Ecash is the lightest layer in the stack — but it is **custodial**: a [Cashu](/tools/cashu) mint or a [Fedimint](/tools/fedimint) federation holds the underlying Bitcoin and issues bearer tokens against it, on a fractional-reserve trust model. The token is only as good as the mint behind it. Because anyone can stand up a mint, the practical question for an agent (or its operator) is not *"is ecash safe?"* but *"is **this** mint one I should hold a balance with?"* This page is how to answer that — the objective signals, the reputation layer, and the rule that matters more than either.

(The [Cashu](/tools/cashu) and [Fedimint](/tools/fedimint) cards cover what each protocol *is* and the single-operator-vs-federated trust split; this page is the **vetting** companion to both.)

## The hard signals (objective)

These are the closest thing to proof, and the strongest filter — though, honestly, **few mints publish all of them yet, so "does this mint publish proofs at all?" is itself a quality signal.**

- **Proof of liabilities + proof of reserves (together).** A serious mint publishes its **mint proofs** (all ecash issued) and **burn proofs** (all ecash redeemed); the difference is its outstanding liability, which must be backed by the Bitcoin it actually holds.

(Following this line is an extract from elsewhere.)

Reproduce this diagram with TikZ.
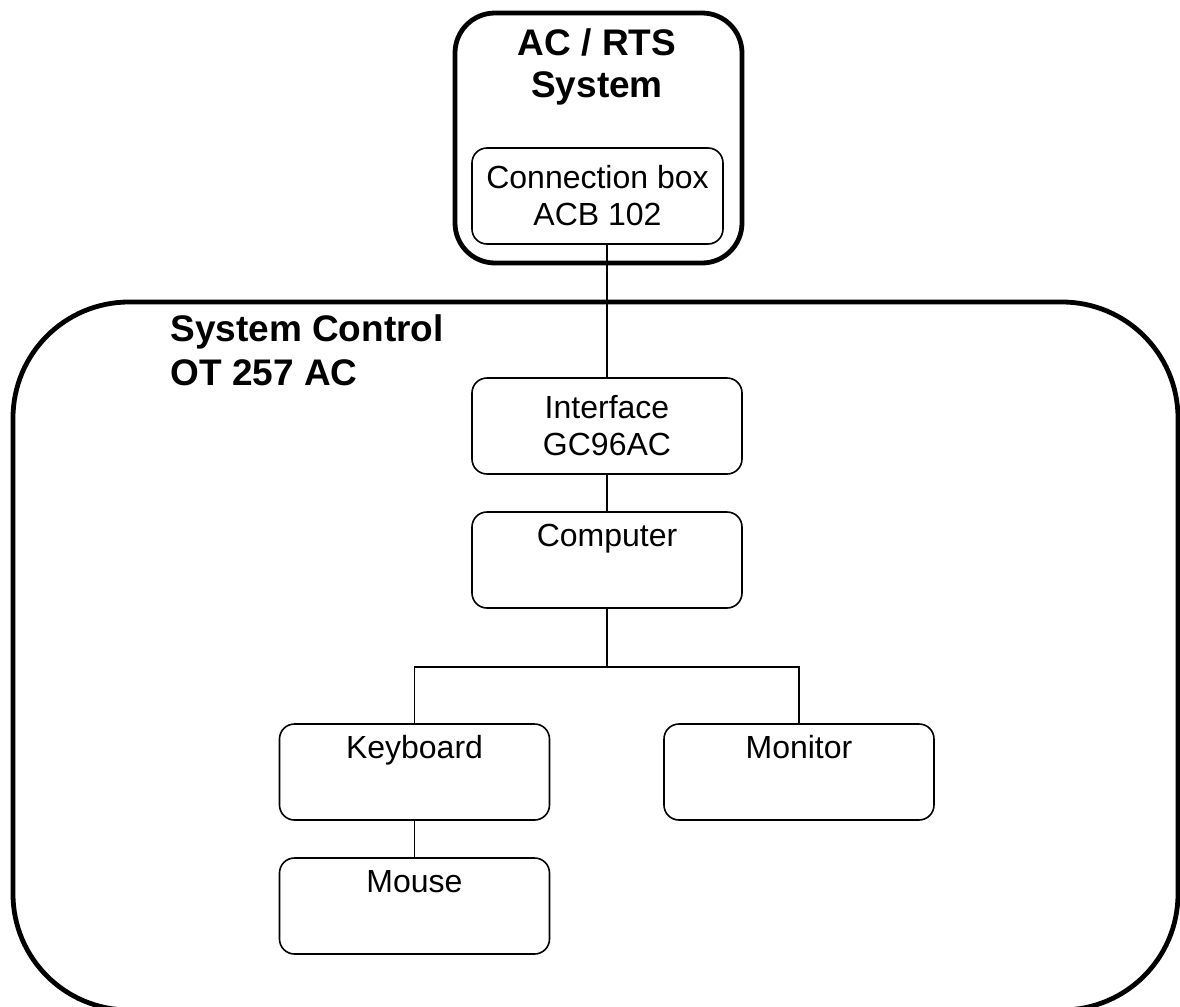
\documentclass[tikz,border=0pt]{standalone}
\usepackage{fontspec}
\setmainfont{Liberation Sans}

\begin{document}
\begin{tikzpicture}[
            x=0.5pt, y=-0.5pt,
            every node/.append style={black},
            link/.style={draw, line width=0.8pt},
            box/.style={draw, line width=0.8pt, rounded corners=7.5pt,
                        minimum width=135pt, minimum height=48pt, align=center,
                        font=\fontsize{16pt}{18.5pt}\selectfont},
            unit/.style={box, inner ysep=0pt, text height=17.3pt, text depth=30.7pt},
            frame/.style={draw, line width=2.4pt},
            title/.style={inner sep=0pt, font=\fontsize{18.5pt}{21pt}\selectfont\bfseries}
        ]
            \useasboundingbox (0,0) rectangle (1180,1007);

            % AC / RTS system with its connection box
            \node[frame, rounded corners=20pt, minimum width=143.5pt, minimum height=125pt] (rts) at (598.5,138) {};
            \node[title, align=center] (rtsname) at (597,67) {AC / RTS\\System};
            \node[box, minimum width=125.5pt] (conn) at (597.5,196) {Connection box\\ACB 102};

            % system control
            \node[frame, rounded corners=58pt, minimum width=582.5pt, minimum height=354pt] (ctrl) at (595.5,656) {};
            \node[title, font=\fontsize{18.5pt}{22pt}\selectfont\bfseries, align=left, anchor=west] (ctrlname) at (170,350) {System Control\\OT 257 AC};

            \node[box]  (iface) at (607,426) {Interface\\GC96AC};
            \node[unit] (comp)  at (607,560) {Computer};
            \node[unit] (kbd)   at (414.5,772) {Keyboard};
            \node[unit] (mon)   at (799,772) {Monitor};
            \node[unit] (mouse) at (414.5,906) {Mouse};

            \coordinate (split) at (607,667);

            \draw[link] (iface.north |- conn.south) -- (iface.north);
            \draw[link] (iface) -- (comp);
            \draw[link] (comp.south) -- (split);
            \draw[link] (kbd.north) |- (split) -| (mon.north);
            \draw[link] (kbd) -- (mouse);
        \end{tikzpicture}
\end{document}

A cheating mint can inflate apparent liabilities but cannot fake on-chain reserves — so the two published together are what make solvency *checkable* rather than *trusted*. (The scheme is `callebtc`'s "Proof of Liabilities for Ecash Mints"; formalized in arXiv 2306.12783.)
- **Keyset rotation / epochs.** A reputable mint runs its signing keys in epochs and rotates them, letting holders migrate tokens to the current keyset and retiring the old one. This bounds the auditable window and blocks a mint from quietly inflating the supply from a retired key. (Covered by **NUT-02**; "NUT" = *Notation, Utilization, and Terminology* — the Cashu protocol specs, nothing to do with Nostr.)
- **Trust model.** Single-operator (Cashu) means one party can defect or fail; a federation (Fedimint, typically 4–13 guardians under threshold signatures) reduces — but does not eliminate — that risk. All else equal, distributed custody is the higher-robustness option.
- **Lightning liquidity / uptime.** A healthy mint can pay out instantly; a mint that keeps failing to settle is the leading indicator of distress, well before any formal insolvency.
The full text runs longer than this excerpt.